Over het misverstand dat dialoog beperkt blijft tot een vriendelijk en beleefd gesprek
Het woord dialoog wordt vaak verkeerd begrepen. Onlangs werkte ik in Minsk, Belarus, waar de mensen het werk met systeemopstellingen, dialoog en dialoogcirkels enthousiast ontvangen. Vooral in dit politieke en historische klimaat, waar communicatie vaak een autoritair en daardoor gewelddadig aspect in zich droeg en draagt, bestaat een grote interesse in nieuwe vormen van communicatie, in andere manieren om met elkaar om te leren gaan. Ik merkte vooral hier dat dialoog veelal geïnterpreteerd wordt als ‘vriendelijk’, ‘beleefd naar elkaar luisteren’, als een zachte manier om met elkaar om te gaan, in de hoop dat niemand gekwetst wordt of zich buitengesloten voelt.

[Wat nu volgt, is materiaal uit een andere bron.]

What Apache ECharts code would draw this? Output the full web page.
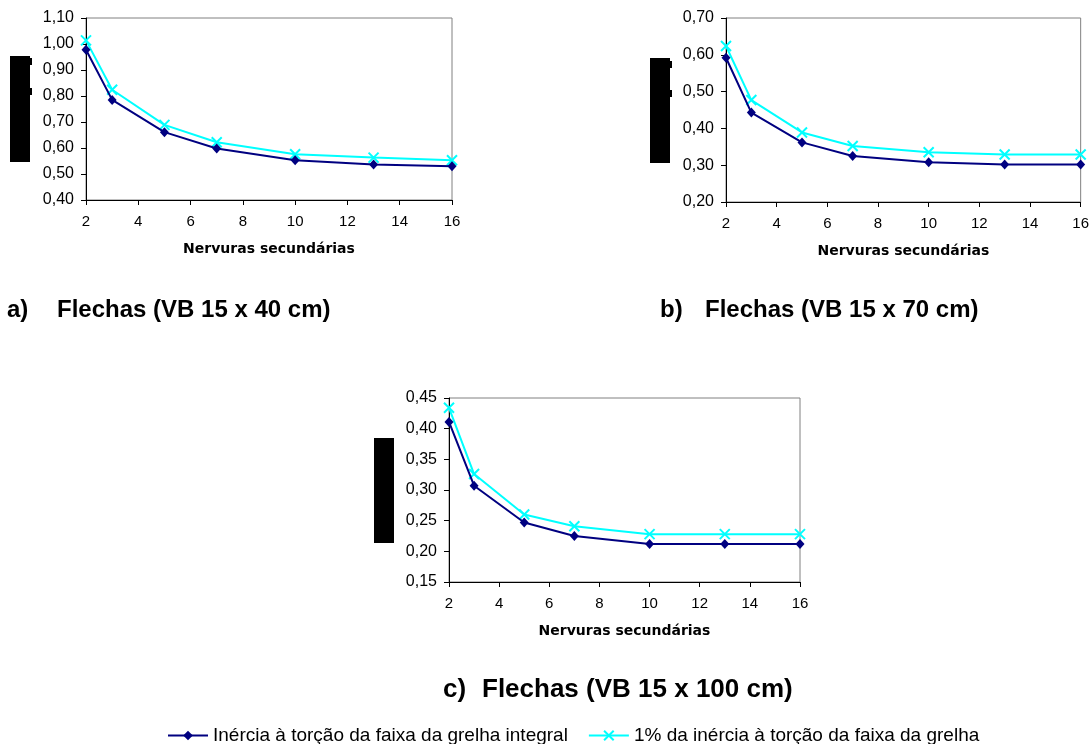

Verbaasd reageerde men als ik ze uitnodigde werkelijk ook datgene mee te delen, wat misschien niet makkelijk is om te zeggen, omdat het wellicht iemand anders voor de borst zou kunnen stoten.
Hoewel we daar in onze West-Europese socialisering waarschijnlijk minder last van hebben, kom ik het hetzelfde misverstand toch vaak tegen, vooral bij mensen die nog weinig ervaring met dialoog hebben. Dialoog wordt snel geassocieerd met praten, praten en nog eens praten, iedereen respecterend, polderend tot we erbij neervallen, invoelend in het standpunt van de ander… Niet alleen maar positief dus, maar geassocieerd met een eindeloos en vaak ook frustrerend proces, dat vaak nergens toe lijkt te leiden.
Daar gaat het in werkelijkheid echter niet over. In dialoog wordt zichtbaar hoe we allemaal verschillend denken. We scheppen ruimte om al die verschillen zichtbaar en hoorbaar te maken, om ernaar te kunnen luisteren, en tegelijkertijd om onze eigen diepste waarheid tot uitdrukking te brengen. In dialoog gaat het er om, dat we als mensen waarnemen, dat ons denken onze werkelijkheid fragmenteert, dat we in het luisteren naar elkaar het grotere perspectief, waarin elke zichtwijze een aspect vertegenwoordigt, weer gaan waarnemen.
Juist in dialoog, waarin we zoveel van anderen horen, stelt zich de vraag, waar ik zelf sta, wat mijn eigen waarneming is en hoe ik die tot uitdrukking kan brengen. Soms is dat confronterend, soms schuurt het met wat anderen zeggen, soms doet het pijn. Dan betekent dialoog, dat we de tijd nemen om dat alles er te laten zijn, dat we er niet voor weglopen, maar erbij blijven, aandachtig en respectvol. We oefenen ons, om niet direct op alles te reageren, maar het er gewoon te laten zijn. We onderzoeken wat dingen met ons doen, en oefenen om daar wellicht iets over mee te delen, zonder datgene wat de ander zegt te veroordelen. We vertrouwen erop, dat, als we daar ruimte voor maken en tijd voor nemen, er iets nieuws zichtbaar en mogelijk wordt, vanuit de verbinding die we op dat moment met elkaar creëren.
Dat is echt een hele lastige oefening, die verder gaat dan alleen maar zachtheid, harmonie, beleefdheid en vriendelijkheid. Juist in het open zijn voor andere visies, meningen, standpunten en ervaring, wordt het des te belangrijker dat we onze eigen plek innemen, in contact zijn met wie we zijn, en wat onze eigen waarheid is, onze grenzen waarnemen en die tot uitdrukking brengen, zonder ons af te sluiten voor de mening van de ander. Daarom citeer ik hier graag een uitspraak van eenvan onze deelnemers, die ooit zei:
‘Dialoog is niet voor watjes’
Want aanwezig blijven met hart en ziel én de moed hebben zich te laten zien, ook als het lastig wordt, heeft de hele mens nodig, in al zijn oprechte eerlijkheid.